-------- Dataset excerpt --------

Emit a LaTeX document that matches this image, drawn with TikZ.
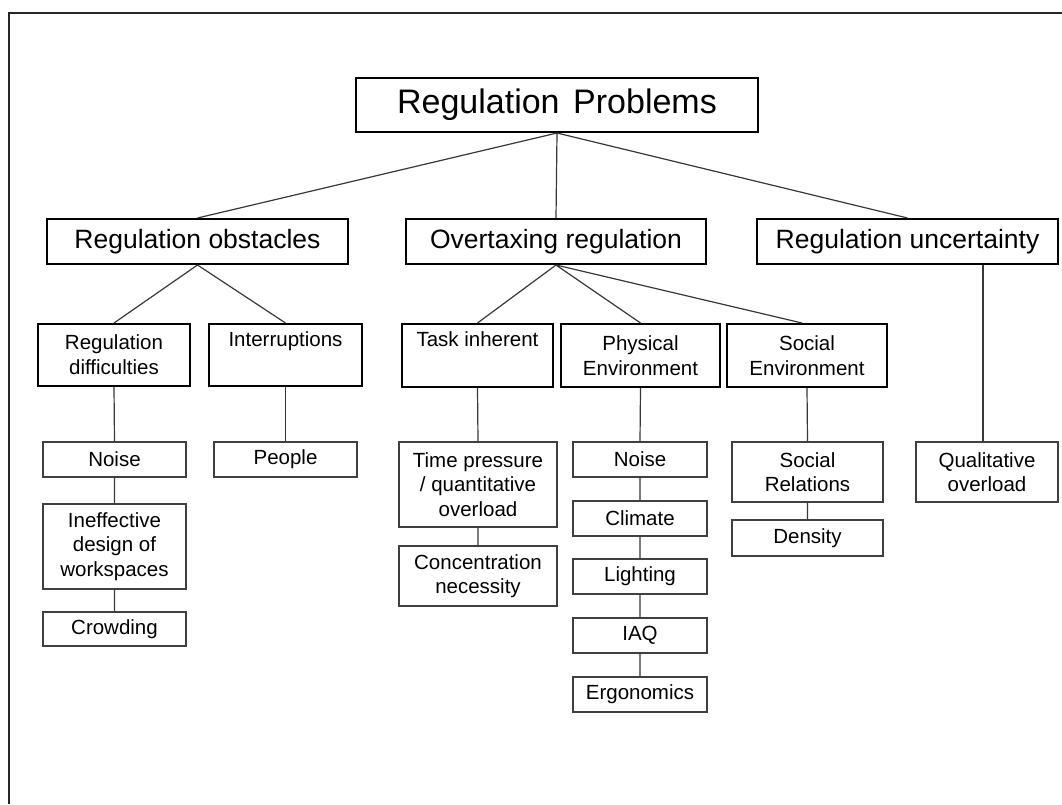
\documentclass[tikz,border=0pt]{standalone}
\usepackage{fontspec}
\setmainfont{Liberation Sans}
\begin{document}
\begin{tikzpicture}[x=1pt,y=-1pt,
  every node/.style={inner sep=0pt, align=center, text=black},
  headbox/.style={draw=black, line width=2pt},
  topbox/.style={headbox, minimum width=402pt, minimum height=54pt,
    font=\fontsize{34}{40}\selectfont},
  groupbox/.style={headbox, minimum width=301pt, minimum height=45pt,
    font=\fontsize{26.5}{31}\selectfont},
  subbox/.style={headbox, minimum height=62pt,
    font=\fontsize{20.5}{25}\selectfont},
  leaf/.style={draw=black!75, line width=1.3pt, minimum height=35pt,
    font=\fontsize{20.5}{24.5}\selectfont},
  link/.style={draw=black!78, line width=1.2pt}
]
% page and outer frame
\useasboundingbox (0,0) rectangle (1062,804);
\fill[white] (0,0) rectangle (1062,804);
\draw[black!85, line width=2pt] (9,804) -- (9,13) -- (1062,13);

% root
\node[topbox] (top) at (557,105) {Regulation\hspace{0.4em}Problems};

% main groups
\node[groupbox] (ro) at (197.5,241.5) {Regulation obstacles};
\node[groupbox, minimum width=300pt] (ot) at (556,241.5) {Overtaxing regulation};
\node[groupbox] (ru) at (907.5,241.5) {Regulation uncertainty};

% sub-groups
\node[subbox, minimum width=152pt] (rd) at (114,355) {Regulation\\difficulties};
\node[subbox, minimum width=153pt] (ir) at (285.5,355) {Interruptions\\\strut};
\node[subbox, minimum width=151pt, minimum height=63pt] (ti) at (477.5,355.5) {Task inherent\\\strut};
\node[subbox, minimum width=159pt, minimum height=63pt] (pe) at (640.5,355.5) {Physical\\Environment};
\node[subbox, minimum width=160pt, minimum height=63pt] (se) at (807,355.5) {Social\\Environment};

% regulation difficulties chain
\node[leaf, minimum width=143pt] (noisea) at (114.5,459.5) {Noise};
\node[leaf, minimum width=143pt, minimum height=85pt] (ineff) at (114.5,546.5) {Ineffective\\design of\\workspaces};
\node[leaf, minimum width=143pt, minimum height=34pt] (crowd) at (114.5,629) {Crowding};

% interruptions
\node[leaf, minimum width=143pt] (people) at (285.5,459.5) {People};

% task inherent chain
\node[leaf, minimum width=158pt, minimum height=85pt] (time) at (478,484.5) {Time pressure\\/ quantitative\\overload};
\node[leaf, minimum width=158pt, minimum height=60pt] (conc) at (478,576) {Concentration\\necessity};

% physical environment chain
\node[leaf, minimum width=134pt] (noiseb) at (640,459.5) {Noise};
\node[leaf, minimum width=134pt] (climate) at (640,518.5) {Climate};
\node[leaf, minimum width=134pt] (light) at (640,576.5) {Lighting};
\node[leaf, minimum width=134pt] (iaq) at (640,635.5) {IAQ};
\node[leaf, minimum width=134pt] (ergo) at (640,694.5) {Ergonomics};

% social environment chain
\node[leaf, minimum width=151pt, minimum height=60pt] (socrel) at (807.5,472) {Social\\Relations};
\node[leaf, minimum width=151pt, minimum height=36pt] (dens) at (807.5,538) {Density};

% regulation uncertainty
\node[leaf, minimum width=142pt, minimum height=60pt] (qual) at (987,472) {Qualitative\\overload};

% connectors
\path[link] (top.south) -- (ro.north)
            (top.south) -- (ot.north)
            (top.south) -- (ru.north);
\path[link] (ro.south) -- (rd.north)
            (ro.south) -- (ir.north);
\path[link] (ot.south) -- (ti.north)
            (ot.south) -- (pe.north)
            (ot.south) -- ([xshift=-5pt]se.north);
\path[link] (rd.south) -- (noisea.north)
            (noisea.south) -- (ineff.north)
            (ineff.south) -- (crowd.north);
\path[link] (ir.south) -- (people.north);
\path[link] (ti.south) -- (time.north)
            (time.south) -- (conc.north);
\path[link] (pe.south) -- (noiseb.north)
            (noiseb.south) -- (climate.north)
            (climate.south) -- (light.north)
            (light.south) -- (iaq.north)
            (iaq.south) -- (ergo.north);
\path[link] (se.south) -- (socrel.north)
            (socrel.south) -- (dens.north);
\path[link] ([xshift=-4pt]qual.north) -- ([xshift=-4pt]qual.north |- ru.south);
\end{tikzpicture}
\end{document}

--------

Restate the entire listing word for word, excluding pictures.

### Exercise solution:
Emit a LaTeX document that matches this image, drawn with TikZ.
\documentclass[tikz,border=0pt]{standalone}
\usepackage{fontspec}
\setmainfont{Liberation Sans}
\begin{document}
\begin{tikzpicture}[x=1pt,y=-1pt,
  every node/.style={inner sep=0pt, align=center, text=black},
  headbox/.style={draw=black, line width=2pt},
  topbox/.style={headbox, minimum width=402pt, minimum height=54pt,
    font=\fontsize{34}{40}\selectfont},
  groupbox/.style={headbox, minimum width=301pt, minimum height=45pt,
    font=\fontsize{26.5}{31}\selectfont},
  subbox/.style={headbox, minimum height=62pt,
    font=\fontsize{20.5}{25}\selectfont},
  leaf/.style={draw=black!75, line width=1.3pt, minimum height=35pt,
    font=\fontsize{20.5}{24.5}\selectfont},
  link/.style={draw=black!78, line width=1.2pt}
]
% page and outer frame
\useasboundingbox (0,0) rectangle (1062,804);
\fill[white] (0,0) rectangle (1062,804);
\draw[black!85, line width=2pt] (9,804) -- (9,13) -- (1062,13);

% root
\node[topbox] (top) at (557,105) {Regulation\hspace{0.4em}Problems};

% main groups
\node[groupbox] (ro) at (197.5,241.5) {Regulation obstacles};
\node[groupbox, minimum width=300pt] (ot) at (556,241.5) {Overtaxing regulation};
\node[groupbox] (ru) at (907.5,241.5) {Regulation uncertainty};

% sub-groups
\node[subbox, minimum width=152pt] (rd) at (114,355) {Regulation\\difficulties};
\node[subbox, minimum width=153pt] (ir) at (285.5,355) {Interruptions\\\strut};
\node[subbox, minimum width=151pt, minimum height=63pt] (ti) at (477.5,355.5) {Task inherent\\\strut};
\node[subbox, minimum width=159pt, minimum height=63pt] (pe) at (640.5,355.5) {Physical\\Environment};
\node[subbox, minimum width=160pt, minimum height=63pt] (se) at (807,355.5) {Social\\Environment};

% regulation difficulties chain
\node[leaf, minimum width=143pt] (noisea) at (114.5,459.5) {Noise};
\node[leaf, minimum width=143pt, minimum height=85pt] (ineff) at (114.5,546.5) {Ineffective\\design of\\workspaces};
\node[leaf, minimum width=143pt, minimum height=34pt] (crowd) at (114.5,629) {Crowding};

% interruptions
\node[leaf, minimum width=143pt] (people) at (285.5,459.5) {People};

% task inherent chain
\node[leaf, minimum width=158pt, minimum height=85pt] (time) at (478,484.5) {Time pressure\\/ quantitative\\overload};
\node[leaf, minimum width=158pt, minimum height=60pt] (conc) at (478,576) {Concentration\\necessity};

% physical environment chain
\node[leaf, minimum width=134pt] (noiseb) at (640,459.5) {Noise};
\node[leaf, minimum width=134pt] (climate) at (640,518.5) {Climate};
\node[leaf, minimum width=134pt] (light) at (640,576.5) {Lighting};
\node[leaf, minimum width=134pt] (iaq) at (640,635.5) {IAQ};
\node[leaf, minimum width=134pt] (ergo) at (640,694.5) {Ergonomics};

% social environment chain
\node[leaf, minimum width=151pt, minimum height=60pt] (socrel) at (807.5,472) {Social\\Relations};
\node[leaf, minimum width=151pt, minimum height=36pt] (dens) at (807.5,538) {Density};

% regulation uncertainty
\node[leaf, minimum width=142pt, minimum height=60pt] (qual) at (987,472) {Qualitative\\overload};

% connectors
\path[link] (top.south) -- (ro.north)
            (top.south) -- (ot.north)
            (top.south) -- (ru.north);
\path[link] (ro.south) -- (rd.north)
            (ro.south) -- (ir.north);
\path[link] (ot.south) -- (ti.north)
            (ot.south) -- (pe.north)
            (ot.south) -- ([xshift=-5pt]se.north);
\path[link] (rd.south) -- (noisea.north)
            (noisea.south) -- (ineff.north)
            (ineff.south) -- (crowd.north);
\path[link] (ir.south) -- (people.north);
\path[link] (ti.south) -- (time.north)
            (time.south) -- (conc.north);
\path[link] (pe.south) -- (noiseb.north)
            (noiseb.south) -- (climate.north)
            (climate.south) -- (light.north)
            (light.south) -- (iaq.north)
            (iaq.south) -- (ergo.north);
\path[link] (se.south) -- (socrel.north)
            (socrel.south) -- (dens.north);
\path[link] ([xshift=-4pt]qual.north) -- ([xshift=-4pt]qual.north |- ru.south);
\end{tikzpicture}
\end{document}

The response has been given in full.